__WHAT IS ASKED__
Take the lines beginning with the one that contains "Recreate this image" and ending with the one that contains "if (!canvas) return;", and set them down exactly. Omit all pictures.

__DATA SECTION__
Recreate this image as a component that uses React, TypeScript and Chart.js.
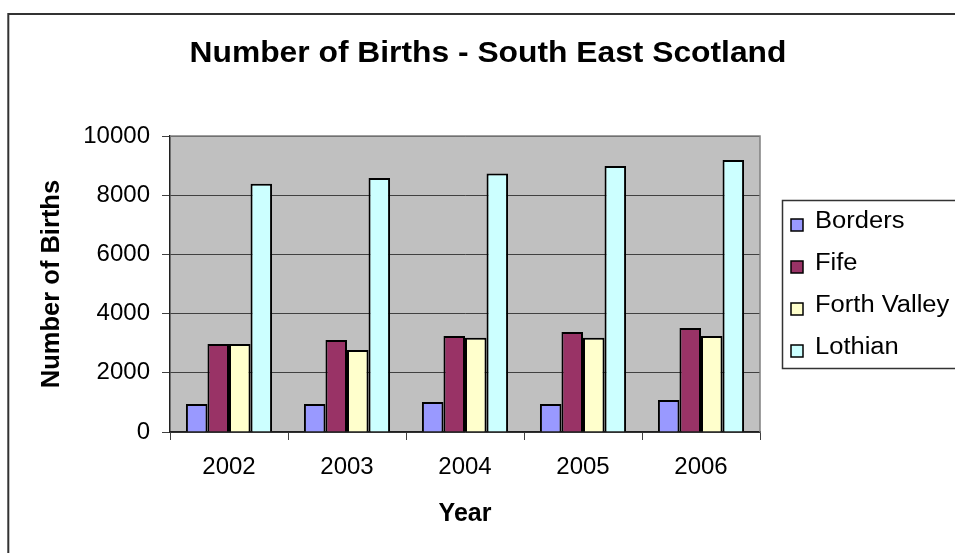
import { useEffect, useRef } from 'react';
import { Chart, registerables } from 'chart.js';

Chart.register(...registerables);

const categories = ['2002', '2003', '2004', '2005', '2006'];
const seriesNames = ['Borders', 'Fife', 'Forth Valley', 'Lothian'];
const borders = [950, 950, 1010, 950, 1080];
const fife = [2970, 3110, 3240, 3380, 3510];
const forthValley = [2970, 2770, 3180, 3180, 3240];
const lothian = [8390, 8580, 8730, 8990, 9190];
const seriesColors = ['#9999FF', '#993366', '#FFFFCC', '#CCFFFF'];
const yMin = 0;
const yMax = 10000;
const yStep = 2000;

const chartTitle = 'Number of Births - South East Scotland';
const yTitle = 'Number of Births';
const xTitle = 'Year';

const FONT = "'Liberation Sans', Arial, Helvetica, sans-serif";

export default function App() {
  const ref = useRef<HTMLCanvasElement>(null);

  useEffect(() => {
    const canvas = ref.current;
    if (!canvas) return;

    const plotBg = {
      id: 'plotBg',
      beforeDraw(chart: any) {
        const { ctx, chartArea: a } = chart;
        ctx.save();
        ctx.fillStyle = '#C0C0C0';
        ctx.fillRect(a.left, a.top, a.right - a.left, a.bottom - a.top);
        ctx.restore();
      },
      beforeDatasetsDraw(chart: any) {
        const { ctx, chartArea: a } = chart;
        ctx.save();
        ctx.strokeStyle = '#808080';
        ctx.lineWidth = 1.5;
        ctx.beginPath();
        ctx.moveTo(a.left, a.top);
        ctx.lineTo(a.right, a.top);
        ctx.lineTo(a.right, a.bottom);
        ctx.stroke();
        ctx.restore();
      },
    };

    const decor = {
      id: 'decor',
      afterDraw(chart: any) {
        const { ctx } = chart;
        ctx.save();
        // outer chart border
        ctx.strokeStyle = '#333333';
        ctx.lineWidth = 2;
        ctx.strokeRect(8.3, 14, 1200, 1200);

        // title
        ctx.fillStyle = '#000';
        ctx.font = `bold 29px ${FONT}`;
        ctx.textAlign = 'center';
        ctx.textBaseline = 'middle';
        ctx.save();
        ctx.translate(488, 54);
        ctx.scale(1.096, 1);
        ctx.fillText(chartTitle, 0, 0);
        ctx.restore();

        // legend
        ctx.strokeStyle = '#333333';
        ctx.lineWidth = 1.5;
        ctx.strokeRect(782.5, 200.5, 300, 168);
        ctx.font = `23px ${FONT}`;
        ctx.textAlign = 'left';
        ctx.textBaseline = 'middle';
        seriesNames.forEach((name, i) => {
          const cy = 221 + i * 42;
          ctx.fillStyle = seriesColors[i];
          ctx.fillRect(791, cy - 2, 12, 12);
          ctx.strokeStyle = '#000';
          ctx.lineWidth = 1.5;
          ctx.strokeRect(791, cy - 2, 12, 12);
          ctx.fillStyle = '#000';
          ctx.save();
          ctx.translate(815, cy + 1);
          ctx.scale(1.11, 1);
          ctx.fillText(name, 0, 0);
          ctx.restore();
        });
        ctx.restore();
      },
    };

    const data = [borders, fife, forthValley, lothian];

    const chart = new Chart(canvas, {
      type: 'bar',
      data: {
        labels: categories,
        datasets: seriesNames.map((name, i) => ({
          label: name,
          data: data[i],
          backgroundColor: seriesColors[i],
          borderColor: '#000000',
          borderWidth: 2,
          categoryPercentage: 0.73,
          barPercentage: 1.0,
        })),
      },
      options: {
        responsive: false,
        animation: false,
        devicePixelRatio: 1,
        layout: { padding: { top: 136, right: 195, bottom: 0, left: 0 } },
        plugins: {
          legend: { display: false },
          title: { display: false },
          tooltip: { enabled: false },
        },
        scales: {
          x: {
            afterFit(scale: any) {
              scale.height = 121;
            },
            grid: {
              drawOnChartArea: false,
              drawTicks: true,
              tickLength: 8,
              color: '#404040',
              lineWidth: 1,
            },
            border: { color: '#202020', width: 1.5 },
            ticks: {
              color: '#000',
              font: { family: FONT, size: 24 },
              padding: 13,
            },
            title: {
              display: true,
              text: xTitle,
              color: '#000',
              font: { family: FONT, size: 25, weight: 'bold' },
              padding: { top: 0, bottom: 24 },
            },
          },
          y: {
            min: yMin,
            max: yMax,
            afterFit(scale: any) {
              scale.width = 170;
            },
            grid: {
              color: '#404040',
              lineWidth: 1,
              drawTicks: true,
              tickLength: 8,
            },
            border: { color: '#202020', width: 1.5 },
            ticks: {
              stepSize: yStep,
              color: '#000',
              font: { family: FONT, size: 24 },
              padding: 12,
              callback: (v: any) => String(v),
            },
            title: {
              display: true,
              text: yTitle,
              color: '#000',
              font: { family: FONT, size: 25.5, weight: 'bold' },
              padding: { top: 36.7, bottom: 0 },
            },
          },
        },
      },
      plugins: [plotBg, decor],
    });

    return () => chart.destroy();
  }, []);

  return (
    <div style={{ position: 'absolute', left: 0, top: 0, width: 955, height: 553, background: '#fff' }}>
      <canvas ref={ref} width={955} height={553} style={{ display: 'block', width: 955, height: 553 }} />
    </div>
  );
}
* * *
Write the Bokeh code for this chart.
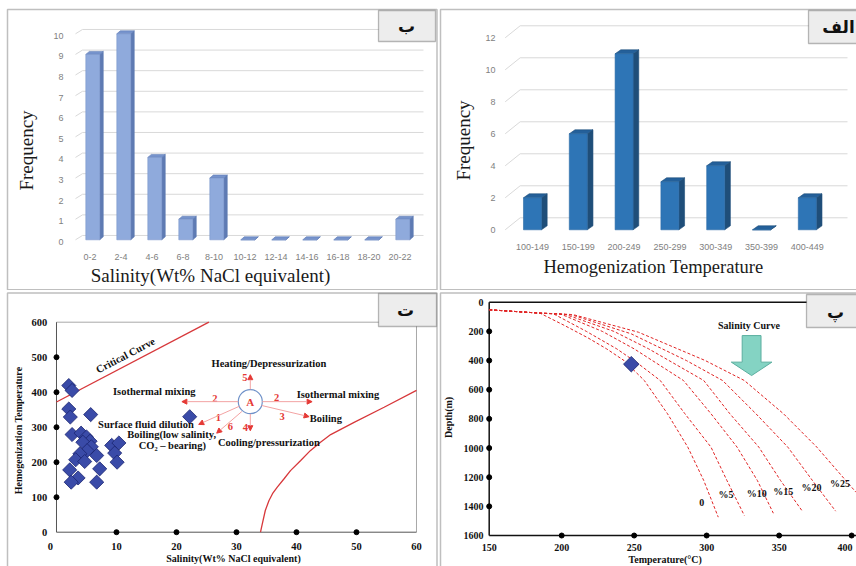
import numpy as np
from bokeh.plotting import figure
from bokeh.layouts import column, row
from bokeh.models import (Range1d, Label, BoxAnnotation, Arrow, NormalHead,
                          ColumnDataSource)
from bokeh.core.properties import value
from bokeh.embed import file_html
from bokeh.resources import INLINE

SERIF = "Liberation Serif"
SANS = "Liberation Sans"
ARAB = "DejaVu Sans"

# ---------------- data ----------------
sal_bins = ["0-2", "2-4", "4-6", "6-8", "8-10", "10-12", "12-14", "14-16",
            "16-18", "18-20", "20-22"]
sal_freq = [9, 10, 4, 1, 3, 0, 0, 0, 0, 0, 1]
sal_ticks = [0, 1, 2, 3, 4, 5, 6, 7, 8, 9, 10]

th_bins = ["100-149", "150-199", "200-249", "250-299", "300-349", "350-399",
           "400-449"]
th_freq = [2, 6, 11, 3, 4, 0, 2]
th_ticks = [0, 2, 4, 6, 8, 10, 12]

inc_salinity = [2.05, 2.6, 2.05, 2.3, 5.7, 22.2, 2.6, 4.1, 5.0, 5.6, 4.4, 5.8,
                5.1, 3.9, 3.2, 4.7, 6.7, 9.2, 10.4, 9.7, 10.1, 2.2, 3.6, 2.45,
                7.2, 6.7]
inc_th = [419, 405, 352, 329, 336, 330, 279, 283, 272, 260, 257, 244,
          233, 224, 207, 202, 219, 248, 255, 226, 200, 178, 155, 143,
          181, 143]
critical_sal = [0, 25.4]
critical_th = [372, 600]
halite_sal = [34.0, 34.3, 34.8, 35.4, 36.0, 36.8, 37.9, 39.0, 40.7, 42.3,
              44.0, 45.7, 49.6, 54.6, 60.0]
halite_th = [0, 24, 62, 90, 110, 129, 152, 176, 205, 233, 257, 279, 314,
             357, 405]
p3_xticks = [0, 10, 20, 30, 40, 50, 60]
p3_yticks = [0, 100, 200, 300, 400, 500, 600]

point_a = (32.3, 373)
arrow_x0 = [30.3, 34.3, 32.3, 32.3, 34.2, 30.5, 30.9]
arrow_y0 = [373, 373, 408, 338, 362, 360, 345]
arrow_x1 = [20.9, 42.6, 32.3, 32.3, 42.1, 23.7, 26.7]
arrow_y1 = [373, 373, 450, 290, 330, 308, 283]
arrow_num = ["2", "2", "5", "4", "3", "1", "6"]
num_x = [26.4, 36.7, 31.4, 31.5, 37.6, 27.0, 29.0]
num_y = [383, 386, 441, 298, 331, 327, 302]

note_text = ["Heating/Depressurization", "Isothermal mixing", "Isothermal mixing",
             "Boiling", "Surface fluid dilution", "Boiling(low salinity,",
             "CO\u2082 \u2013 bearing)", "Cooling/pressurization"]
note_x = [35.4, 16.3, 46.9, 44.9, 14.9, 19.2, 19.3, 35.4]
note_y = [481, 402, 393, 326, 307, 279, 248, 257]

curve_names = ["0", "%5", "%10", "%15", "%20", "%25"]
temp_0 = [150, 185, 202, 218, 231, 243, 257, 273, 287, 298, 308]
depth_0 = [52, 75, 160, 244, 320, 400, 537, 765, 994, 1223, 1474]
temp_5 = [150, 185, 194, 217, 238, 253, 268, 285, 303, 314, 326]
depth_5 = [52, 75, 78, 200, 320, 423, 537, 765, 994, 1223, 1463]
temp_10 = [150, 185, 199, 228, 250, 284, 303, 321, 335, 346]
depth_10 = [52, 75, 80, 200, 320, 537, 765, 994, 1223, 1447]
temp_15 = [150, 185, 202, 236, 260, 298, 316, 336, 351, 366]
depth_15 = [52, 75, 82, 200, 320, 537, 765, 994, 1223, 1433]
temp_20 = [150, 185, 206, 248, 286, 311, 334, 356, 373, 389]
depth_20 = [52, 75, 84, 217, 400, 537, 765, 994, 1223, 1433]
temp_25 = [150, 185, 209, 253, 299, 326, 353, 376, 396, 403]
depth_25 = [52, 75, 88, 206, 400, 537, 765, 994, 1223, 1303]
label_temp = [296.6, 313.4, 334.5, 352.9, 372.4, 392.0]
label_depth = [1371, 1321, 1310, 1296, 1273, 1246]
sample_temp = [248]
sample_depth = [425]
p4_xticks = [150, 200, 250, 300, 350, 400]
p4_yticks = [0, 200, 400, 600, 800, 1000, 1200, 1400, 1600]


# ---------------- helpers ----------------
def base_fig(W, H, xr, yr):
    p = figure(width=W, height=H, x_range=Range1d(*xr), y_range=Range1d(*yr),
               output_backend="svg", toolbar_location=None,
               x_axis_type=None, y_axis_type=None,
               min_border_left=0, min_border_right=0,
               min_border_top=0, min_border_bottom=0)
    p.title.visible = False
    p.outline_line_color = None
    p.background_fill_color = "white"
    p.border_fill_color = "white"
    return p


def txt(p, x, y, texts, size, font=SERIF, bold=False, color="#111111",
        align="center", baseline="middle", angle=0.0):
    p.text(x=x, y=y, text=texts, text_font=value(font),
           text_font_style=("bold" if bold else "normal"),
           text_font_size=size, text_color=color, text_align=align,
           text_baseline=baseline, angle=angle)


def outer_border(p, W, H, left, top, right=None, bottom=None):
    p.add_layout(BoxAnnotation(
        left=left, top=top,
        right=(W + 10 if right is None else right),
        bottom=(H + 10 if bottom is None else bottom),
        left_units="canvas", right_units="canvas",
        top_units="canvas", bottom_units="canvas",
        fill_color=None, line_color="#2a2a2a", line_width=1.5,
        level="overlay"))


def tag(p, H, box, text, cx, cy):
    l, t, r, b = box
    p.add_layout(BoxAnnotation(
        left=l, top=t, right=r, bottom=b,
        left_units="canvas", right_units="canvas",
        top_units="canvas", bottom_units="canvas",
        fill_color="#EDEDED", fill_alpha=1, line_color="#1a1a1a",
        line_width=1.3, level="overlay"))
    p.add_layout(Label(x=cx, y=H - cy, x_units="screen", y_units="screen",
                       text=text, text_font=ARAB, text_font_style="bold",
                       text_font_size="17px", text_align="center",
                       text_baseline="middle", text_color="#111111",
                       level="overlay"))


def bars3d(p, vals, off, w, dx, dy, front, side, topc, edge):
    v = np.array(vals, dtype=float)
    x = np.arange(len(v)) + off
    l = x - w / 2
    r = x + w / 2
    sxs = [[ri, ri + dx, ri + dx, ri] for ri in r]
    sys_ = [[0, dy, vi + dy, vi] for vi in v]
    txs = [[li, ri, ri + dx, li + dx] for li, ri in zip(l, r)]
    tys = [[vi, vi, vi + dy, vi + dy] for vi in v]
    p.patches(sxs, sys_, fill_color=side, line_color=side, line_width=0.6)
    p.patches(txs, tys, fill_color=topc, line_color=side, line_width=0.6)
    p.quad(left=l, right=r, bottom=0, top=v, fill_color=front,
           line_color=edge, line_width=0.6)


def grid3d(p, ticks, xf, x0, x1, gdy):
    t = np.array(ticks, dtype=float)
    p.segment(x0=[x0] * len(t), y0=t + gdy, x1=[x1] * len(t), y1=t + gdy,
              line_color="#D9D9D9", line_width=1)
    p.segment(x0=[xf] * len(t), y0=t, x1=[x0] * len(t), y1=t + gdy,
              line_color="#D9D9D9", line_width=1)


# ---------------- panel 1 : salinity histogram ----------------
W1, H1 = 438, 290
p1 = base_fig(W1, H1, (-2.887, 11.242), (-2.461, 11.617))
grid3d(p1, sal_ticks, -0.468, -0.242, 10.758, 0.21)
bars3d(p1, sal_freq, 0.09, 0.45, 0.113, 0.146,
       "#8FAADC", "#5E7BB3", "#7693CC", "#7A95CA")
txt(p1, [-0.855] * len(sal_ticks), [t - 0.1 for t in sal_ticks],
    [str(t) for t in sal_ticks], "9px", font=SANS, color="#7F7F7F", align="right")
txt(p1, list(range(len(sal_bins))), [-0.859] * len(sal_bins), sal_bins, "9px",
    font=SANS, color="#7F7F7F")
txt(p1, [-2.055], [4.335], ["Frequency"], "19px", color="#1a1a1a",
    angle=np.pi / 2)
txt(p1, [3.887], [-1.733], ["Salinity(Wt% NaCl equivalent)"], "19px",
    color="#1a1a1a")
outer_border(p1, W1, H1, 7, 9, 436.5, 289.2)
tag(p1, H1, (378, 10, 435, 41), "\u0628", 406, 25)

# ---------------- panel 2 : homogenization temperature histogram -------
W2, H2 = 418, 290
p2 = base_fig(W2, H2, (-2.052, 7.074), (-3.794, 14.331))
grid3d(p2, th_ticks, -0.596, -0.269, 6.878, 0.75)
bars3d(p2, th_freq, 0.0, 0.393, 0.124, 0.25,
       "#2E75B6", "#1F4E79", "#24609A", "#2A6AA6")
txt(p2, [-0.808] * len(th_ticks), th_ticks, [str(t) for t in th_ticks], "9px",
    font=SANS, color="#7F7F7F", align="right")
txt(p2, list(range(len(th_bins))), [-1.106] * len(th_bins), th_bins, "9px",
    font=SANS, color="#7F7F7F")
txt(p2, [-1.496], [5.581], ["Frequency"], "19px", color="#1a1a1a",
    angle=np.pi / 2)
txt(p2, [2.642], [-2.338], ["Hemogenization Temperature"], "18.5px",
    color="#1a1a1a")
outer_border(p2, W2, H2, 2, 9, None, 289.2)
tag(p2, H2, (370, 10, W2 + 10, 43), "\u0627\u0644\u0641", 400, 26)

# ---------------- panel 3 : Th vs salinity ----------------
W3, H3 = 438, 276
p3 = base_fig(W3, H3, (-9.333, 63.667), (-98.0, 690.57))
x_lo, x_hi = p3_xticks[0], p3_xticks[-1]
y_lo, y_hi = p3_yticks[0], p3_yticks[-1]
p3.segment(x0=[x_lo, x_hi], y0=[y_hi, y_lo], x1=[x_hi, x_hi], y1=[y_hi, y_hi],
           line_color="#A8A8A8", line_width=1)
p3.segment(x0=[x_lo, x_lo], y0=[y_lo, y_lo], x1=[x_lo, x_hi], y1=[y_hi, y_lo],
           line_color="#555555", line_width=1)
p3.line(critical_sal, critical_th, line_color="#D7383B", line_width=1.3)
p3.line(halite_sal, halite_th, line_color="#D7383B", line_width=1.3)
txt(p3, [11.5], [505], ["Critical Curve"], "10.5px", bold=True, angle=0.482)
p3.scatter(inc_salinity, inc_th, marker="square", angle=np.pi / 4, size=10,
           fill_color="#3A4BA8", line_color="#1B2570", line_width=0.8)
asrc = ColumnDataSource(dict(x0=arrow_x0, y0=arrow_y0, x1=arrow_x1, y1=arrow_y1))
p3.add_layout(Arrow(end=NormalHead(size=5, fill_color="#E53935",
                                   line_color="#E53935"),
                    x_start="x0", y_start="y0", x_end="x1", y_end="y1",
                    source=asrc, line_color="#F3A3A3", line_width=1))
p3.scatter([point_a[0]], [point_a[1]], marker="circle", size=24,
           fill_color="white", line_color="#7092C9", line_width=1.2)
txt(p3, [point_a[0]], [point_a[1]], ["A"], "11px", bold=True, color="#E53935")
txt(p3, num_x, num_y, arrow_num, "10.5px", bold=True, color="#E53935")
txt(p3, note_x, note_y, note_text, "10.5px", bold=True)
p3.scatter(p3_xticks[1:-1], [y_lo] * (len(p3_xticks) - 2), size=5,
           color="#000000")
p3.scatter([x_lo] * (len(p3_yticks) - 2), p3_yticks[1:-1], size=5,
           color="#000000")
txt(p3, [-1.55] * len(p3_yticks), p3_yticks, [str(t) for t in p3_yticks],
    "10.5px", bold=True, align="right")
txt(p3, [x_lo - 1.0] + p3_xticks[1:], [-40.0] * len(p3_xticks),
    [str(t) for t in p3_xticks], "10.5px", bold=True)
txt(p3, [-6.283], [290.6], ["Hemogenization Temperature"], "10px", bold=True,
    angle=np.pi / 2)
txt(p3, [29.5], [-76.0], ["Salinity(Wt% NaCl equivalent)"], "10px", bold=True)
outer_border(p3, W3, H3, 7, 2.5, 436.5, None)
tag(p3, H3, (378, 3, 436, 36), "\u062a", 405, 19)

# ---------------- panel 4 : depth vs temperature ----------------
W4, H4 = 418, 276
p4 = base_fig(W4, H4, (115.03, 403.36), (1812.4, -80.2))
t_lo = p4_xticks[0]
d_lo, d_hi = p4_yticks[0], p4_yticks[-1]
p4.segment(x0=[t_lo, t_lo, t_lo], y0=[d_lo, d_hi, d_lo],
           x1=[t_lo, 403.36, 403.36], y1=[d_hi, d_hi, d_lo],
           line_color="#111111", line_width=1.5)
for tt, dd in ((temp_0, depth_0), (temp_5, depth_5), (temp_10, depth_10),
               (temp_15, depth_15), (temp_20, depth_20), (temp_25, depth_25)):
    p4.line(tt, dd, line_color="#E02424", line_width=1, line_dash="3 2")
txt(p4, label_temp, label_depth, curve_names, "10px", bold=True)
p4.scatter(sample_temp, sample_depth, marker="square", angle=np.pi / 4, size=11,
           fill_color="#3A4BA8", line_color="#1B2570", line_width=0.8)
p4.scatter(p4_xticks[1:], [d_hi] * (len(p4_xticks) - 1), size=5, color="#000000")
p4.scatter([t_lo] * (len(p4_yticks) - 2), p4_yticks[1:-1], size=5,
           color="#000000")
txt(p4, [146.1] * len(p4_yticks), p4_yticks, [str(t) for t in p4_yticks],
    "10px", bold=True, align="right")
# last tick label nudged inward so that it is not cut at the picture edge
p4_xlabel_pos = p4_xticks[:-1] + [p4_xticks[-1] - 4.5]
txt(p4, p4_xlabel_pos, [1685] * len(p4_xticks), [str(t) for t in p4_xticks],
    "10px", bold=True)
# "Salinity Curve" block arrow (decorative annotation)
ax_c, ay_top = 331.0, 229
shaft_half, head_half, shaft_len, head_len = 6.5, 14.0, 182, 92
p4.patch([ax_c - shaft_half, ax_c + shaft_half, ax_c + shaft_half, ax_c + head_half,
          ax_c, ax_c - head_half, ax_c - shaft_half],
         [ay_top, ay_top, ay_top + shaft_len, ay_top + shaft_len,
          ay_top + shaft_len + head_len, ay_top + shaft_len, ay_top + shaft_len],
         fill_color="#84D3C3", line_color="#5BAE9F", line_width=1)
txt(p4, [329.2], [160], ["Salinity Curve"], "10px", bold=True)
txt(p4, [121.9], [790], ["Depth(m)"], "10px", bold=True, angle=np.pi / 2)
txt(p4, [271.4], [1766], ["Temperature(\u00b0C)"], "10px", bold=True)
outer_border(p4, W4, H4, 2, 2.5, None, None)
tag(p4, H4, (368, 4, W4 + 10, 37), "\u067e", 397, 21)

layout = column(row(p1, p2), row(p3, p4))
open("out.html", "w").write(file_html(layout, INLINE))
==
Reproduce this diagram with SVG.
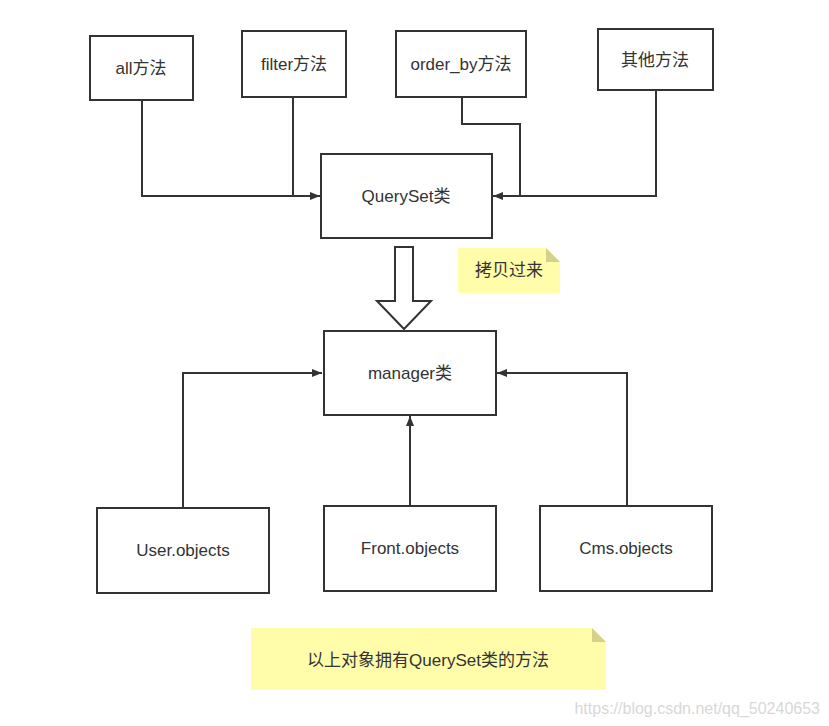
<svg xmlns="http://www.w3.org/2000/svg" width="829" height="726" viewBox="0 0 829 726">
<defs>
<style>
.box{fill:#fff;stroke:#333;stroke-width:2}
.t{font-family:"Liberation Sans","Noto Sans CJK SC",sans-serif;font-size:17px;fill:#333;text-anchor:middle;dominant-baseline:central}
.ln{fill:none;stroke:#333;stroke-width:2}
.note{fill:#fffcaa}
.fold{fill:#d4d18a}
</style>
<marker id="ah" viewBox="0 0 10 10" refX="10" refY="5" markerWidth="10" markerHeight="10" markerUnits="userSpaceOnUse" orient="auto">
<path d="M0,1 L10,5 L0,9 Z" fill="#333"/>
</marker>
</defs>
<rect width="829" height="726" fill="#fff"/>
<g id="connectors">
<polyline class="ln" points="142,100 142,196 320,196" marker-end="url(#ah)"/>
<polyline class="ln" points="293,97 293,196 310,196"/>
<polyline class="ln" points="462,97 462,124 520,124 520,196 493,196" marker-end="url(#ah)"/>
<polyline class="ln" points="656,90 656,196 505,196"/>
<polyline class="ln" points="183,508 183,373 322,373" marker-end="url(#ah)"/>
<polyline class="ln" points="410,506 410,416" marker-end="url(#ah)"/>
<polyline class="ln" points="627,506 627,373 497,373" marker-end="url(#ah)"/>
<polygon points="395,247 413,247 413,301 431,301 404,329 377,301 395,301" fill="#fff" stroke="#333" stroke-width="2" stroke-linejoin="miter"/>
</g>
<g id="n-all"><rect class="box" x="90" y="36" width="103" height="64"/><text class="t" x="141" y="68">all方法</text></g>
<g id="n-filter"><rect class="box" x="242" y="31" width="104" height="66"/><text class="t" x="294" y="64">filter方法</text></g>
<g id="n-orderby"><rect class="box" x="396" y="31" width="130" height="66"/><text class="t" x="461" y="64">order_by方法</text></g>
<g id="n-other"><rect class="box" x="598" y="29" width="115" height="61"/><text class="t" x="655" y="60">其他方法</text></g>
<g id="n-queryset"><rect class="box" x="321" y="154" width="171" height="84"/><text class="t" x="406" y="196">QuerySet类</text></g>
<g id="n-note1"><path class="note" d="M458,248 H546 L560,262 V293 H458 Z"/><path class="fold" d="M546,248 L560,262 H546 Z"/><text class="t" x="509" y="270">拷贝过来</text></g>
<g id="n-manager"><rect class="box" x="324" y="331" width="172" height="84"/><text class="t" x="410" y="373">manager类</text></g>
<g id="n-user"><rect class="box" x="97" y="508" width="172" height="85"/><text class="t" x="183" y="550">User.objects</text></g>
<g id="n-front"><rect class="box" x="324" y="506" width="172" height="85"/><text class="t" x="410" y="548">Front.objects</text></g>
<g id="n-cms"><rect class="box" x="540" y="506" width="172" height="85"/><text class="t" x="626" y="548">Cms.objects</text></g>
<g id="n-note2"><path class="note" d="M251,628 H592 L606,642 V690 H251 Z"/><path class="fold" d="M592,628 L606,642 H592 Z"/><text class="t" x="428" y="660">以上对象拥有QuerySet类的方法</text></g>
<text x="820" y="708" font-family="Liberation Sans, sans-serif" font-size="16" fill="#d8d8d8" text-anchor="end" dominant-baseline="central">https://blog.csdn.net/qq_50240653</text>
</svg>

__EXPECTED OUTPUT__
Recreate this image as a component that uses React, TypeScript and Chart.js.
import { useEffect, useRef } from 'react';
import { Chart, registerables } from 'chart.js';

Chart.register(...registerables);

const categories = ['2002', '2003', '2004', '2005', '2006'];
const seriesNames = ['Borders', 'Fife', 'Forth Valley', 'Lothian'];
const borders = [950, 950, 1010, 950, 1080];
const fife = [2970, 3110, 3240, 3380, 3510];
const forthValley = [2970, 2770, 3180, 3180, 3240];
const lothian = [8390, 8580, 8730, 8990, 9190];
const seriesColors = ['#9999FF', '#993366', '#FFFFCC', '#CCFFFF'];
const yMin = 0;
const yMax = 10000;
const yStep = 2000;

const chartTitle = 'Number of Births - South East Scotland';
const yTitle = 'Number of Births';
const xTitle = 'Year';

const FONT = "'Liberation Sans', Arial, Helvetica, sans-serif";

export default function App() {
  const ref = useRef<HTMLCanvasElement>(null);

  useEffect(() => {
    const canvas = ref.current;
    if (!canvas) return;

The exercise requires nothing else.